**Given problem:**
Your task is to output the listing word for word, with pictures excluded.
- - -
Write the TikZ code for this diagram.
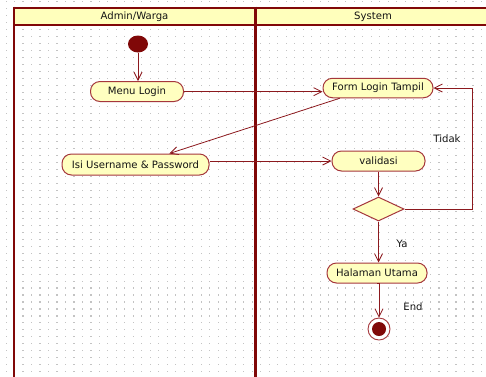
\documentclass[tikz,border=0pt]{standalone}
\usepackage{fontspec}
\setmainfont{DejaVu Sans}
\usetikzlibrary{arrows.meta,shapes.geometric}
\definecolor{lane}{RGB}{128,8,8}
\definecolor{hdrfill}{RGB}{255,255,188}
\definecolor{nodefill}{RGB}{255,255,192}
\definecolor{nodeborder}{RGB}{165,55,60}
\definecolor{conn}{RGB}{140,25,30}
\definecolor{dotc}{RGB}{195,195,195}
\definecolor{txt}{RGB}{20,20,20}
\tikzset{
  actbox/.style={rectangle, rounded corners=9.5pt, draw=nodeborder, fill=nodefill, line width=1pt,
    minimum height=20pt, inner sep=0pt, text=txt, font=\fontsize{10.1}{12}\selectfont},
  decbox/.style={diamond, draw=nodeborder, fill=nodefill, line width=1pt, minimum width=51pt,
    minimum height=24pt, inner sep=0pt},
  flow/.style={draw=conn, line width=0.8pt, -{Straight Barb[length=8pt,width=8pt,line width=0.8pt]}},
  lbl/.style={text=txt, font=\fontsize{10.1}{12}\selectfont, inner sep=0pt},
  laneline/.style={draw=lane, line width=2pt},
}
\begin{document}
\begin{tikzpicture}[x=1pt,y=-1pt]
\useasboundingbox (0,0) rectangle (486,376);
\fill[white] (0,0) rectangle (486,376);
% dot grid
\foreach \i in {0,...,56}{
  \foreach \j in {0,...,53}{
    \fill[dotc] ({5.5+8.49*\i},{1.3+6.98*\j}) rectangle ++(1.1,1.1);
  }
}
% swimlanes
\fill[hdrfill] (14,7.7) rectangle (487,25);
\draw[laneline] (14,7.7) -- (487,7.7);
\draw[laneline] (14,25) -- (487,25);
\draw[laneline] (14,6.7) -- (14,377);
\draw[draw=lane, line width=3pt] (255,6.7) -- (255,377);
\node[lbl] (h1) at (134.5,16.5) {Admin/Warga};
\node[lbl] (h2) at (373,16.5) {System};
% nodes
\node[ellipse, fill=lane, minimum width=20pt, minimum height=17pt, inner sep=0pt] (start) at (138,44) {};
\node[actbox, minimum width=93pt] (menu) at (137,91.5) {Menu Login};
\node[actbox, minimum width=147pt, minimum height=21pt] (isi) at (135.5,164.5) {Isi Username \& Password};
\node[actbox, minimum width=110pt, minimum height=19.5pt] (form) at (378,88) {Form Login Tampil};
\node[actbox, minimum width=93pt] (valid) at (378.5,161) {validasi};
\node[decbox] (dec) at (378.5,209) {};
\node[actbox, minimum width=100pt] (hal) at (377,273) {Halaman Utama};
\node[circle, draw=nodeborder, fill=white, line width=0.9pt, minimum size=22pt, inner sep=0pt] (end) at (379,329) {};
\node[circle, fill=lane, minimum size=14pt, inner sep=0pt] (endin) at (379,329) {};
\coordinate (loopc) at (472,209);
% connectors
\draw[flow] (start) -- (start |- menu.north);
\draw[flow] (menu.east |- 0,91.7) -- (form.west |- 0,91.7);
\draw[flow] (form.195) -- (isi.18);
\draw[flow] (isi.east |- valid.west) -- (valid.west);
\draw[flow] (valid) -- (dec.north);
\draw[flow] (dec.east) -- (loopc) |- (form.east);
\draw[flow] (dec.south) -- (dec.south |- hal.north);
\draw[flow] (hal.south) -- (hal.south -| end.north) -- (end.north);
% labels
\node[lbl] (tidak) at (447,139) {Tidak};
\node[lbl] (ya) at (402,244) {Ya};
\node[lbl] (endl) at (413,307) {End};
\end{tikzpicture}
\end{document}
- - -
**Reply to the exercise:**
Write the TikZ code for this diagram.
\documentclass[tikz,border=0pt]{standalone}
\usepackage{fontspec}
\setmainfont{DejaVu Sans}
\usetikzlibrary{arrows.meta,shapes.geometric}
\definecolor{lane}{RGB}{128,8,8}
\definecolor{hdrfill}{RGB}{255,255,188}
\definecolor{nodefill}{RGB}{255,255,192}
\definecolor{nodeborder}{RGB}{165,55,60}
\definecolor{conn}{RGB}{140,25,30}
\definecolor{dotc}{RGB}{195,195,195}
\definecolor{txt}{RGB}{20,20,20}
\tikzset{
  actbox/.style={rectangle, rounded corners=9.5pt, draw=nodeborder, fill=nodefill, line width=1pt,
    minimum height=20pt, inner sep=0pt, text=txt, font=\fontsize{10.1}{12}\selectfont},
  decbox/.style={diamond, draw=nodeborder, fill=nodefill, line width=1pt, minimum width=51pt,
    minimum height=24pt, inner sep=0pt},
  flow/.style={draw=conn, line width=0.8pt, -{Straight Barb[length=8pt,width=8pt,line width=0.8pt]}},
  lbl/.style={text=txt, font=\fontsize{10.1}{12}\selectfont, inner sep=0pt},
  laneline/.style={draw=lane, line width=2pt},
}
\begin{document}
\begin{tikzpicture}[x=1pt,y=-1pt]
\useasboundingbox (0,0) rectangle (486,376);
\fill[white] (0,0) rectangle (486,376);
% dot grid
\foreach \i in {0,...,56}{
  \foreach \j in {0,...,53}{
    \fill[dotc] ({5.5+8.49*\i},{1.3+6.98*\j}) rectangle ++(1.1,1.1);
  }
}
% swimlanes
\fill[hdrfill] (14,7.7) rectangle (487,25);
\draw[laneline] (14,7.7) -- (487,7.7);
\draw[laneline] (14,25) -- (487,25);
\draw[laneline] (14,6.7) -- (14,377);
\draw[draw=lane, line width=3pt] (255,6.7) -- (255,377);
\node[lbl] (h1) at (134.5,16.5) {Admin/Warga};
\node[lbl] (h2) at (373,16.5) {System};
% nodes
\node[ellipse, fill=lane, minimum width=20pt, minimum height=17pt, inner sep=0pt] (start) at (138,44) {};
\node[actbox, minimum width=93pt] (menu) at (137,91.5) {Menu Login};
\node[actbox, minimum width=147pt, minimum height=21pt] (isi) at (135.5,164.5) {Isi Username \& Password};
\node[actbox, minimum width=110pt, minimum height=19.5pt] (form) at (378,88) {Form Login Tampil};
\node[actbox, minimum width=93pt] (valid) at (378.5,161) {validasi};
\node[decbox] (dec) at (378.5,209) {};
\node[actbox, minimum width=100pt] (hal) at (377,273) {Halaman Utama};
\node[circle, draw=nodeborder, fill=white, line width=0.9pt, minimum size=22pt, inner sep=0pt] (end) at (379,329) {};
\node[circle, fill=lane, minimum size=14pt, inner sep=0pt] (endin) at (379,329) {};
\coordinate (loopc) at (472,209);
% connectors
\draw[flow] (start) -- (start |- menu.north);
\draw[flow] (menu.east |- 0,91.7) -- (form.west |- 0,91.7);
\draw[flow] (form.195) -- (isi.18);
\draw[flow] (isi.east |- valid.west) -- (valid.west);
\draw[flow] (valid) -- (dec.north);
\draw[flow] (dec.east) -- (loopc) |- (form.east);
\draw[flow] (dec.south) -- (dec.south |- hal.north);
\draw[flow] (hal.south) -- (hal.south -| end.north) -- (end.north);
% labels
\node[lbl] (tidak) at (447,139) {Tidak};
\node[lbl] (ya) at (402,244) {Ya};
\node[lbl] (endl) at (413,307) {End};
\end{tikzpicture}
\end{document}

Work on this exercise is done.